TAPA offers several advantages over other FPGA accelerations solutions like Intel FPGA SDK for OpenCL and Xilinx Vitis.

Unlike Intel’s approach, which limits kernel instances and communication channels to global variables, TAPA allows for hierarchical designs and easier code sharing among kernels. TAPA also provides clearer visibility of accessed channels for each kernel and enables efficient synthesis of functionally identical kernels.

TAPA overcomes Xilinx Vitis’s limitations by supporting both fine-grained and coarse-grained task parallelism within a unified framework, eliminating the need for separate OpenCL kernels and complex linking processes. TAPA’s stream interfaces are more consistent and generalizable across different granularities of parallelism.

With the TAPA programming model, developers can:

  • Express complex dataflow designs in C++ with a high-level API.

  • Scale the design by composing tasks and streams.

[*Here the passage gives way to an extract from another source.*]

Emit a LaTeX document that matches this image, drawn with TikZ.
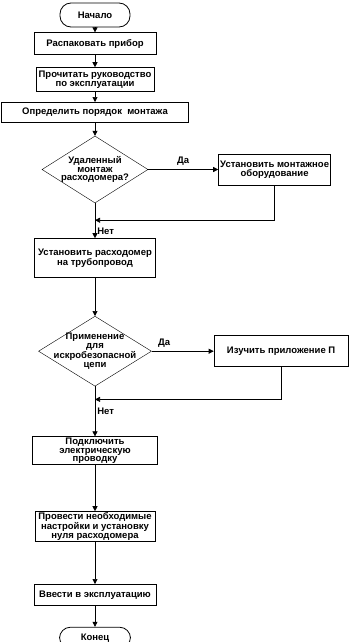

  • Debug the design using standard C++ debugging tools and techniques.

  • Accelerate development with the TAPA compiler’s fast compilation time.

  • Optimize the design for high frequency and resource utilization using RapidStream.

Note

These features collectively contribute to TAPA providing a more flexible, productive, and higher-quality development experience for FPGA programming compared to other solutions.

RapidStream Optimization

The RapidStream backend automatically optimizes TAPA designs for high performance through its partition-and-pipeline optimization:

  • Intelligent Partitioning: RapidStream automatically floorplans the design across the FPGA, achieving balanced resource utilization and reducing local congestion.

  • Pipeline Insertion: RapidStream inserts pipeline registers between tasks to maximize the design frequency and mitigate long-wire delays.

https://github.com/rapidstream-org/doc-figures/blob/main/2.png?raw=true

This dual-pronged approach yields two critical benefits:

  1. Reduced Local Congestion: By spreading logic across the entire FPGA, RapidStream avoids over-utilization hotspots and minimizes local congestion.

  2. Optimized Global Paths: By efficiently pipelining long-distance connections, RapidStream minimizes wire delays and maintains high clock frequency.

Success Stories

Systolic Array Optimization

Without RapidStream, the systolic array design failed to route due to local congestion. By leveraging RapidStream’s partition-and-pipeline optimization, the design was spread across the FPGA, reducing congestion and achieving a target clock period of 3 ns (333 MHz).

https://github.com/rapidstream-org/doc-figures/blob/main/3.png?raw=true

Stencil Design on Xilinx Alveo U280

For the stencil design on U280, routing was failing due to severe congestion, as highlighted in the picture as red areas. By intelligently redistributing the logic and adding pipeline stages to the interconnects using RapidStream, the design improved from routing failure to 250 MHz.

https://github.com/rapidstream-org/doc-figures/blob/main/4.png?raw=true

Summary

RapidStream TAPA is a powerful framework for designing high-frequency FPGA dataflow accelerators. It provides the following key advantages:

  • Rapid Development: TAPA compiler accelerates development with fast compilation times and familiar C++ syntax. It enables 7× faster compilation and 3× faster software simulation than conventional approaches.

  • Expressive API: TAPA compiler provides rich and modern C++ syntax with dedicated constructs for complex memory access patterns and explicit parallelism.

  • Scalability: TAPA compiler scales designs by encapsulating complex dataflow patterns into reusable tasks and streams.

RapidStream optimization further enhances the design performance:

  • High-Frequency Performance: RapidStream optimizes TAPA designs for high frequency, achieving 2× higher frequency on average compared to traditional HLS tools.

  • HBM Optimizations: RapidStream optimizes TAPA designs for HBM-based FPGAs, automating design space exploration and physical optimizations.

Whether you’re working on complex algorithms, data processing pipelines, or custom accelerators, RapidStream TAPA provides the tools and optimizations needed to maximize your FPGA’s potential.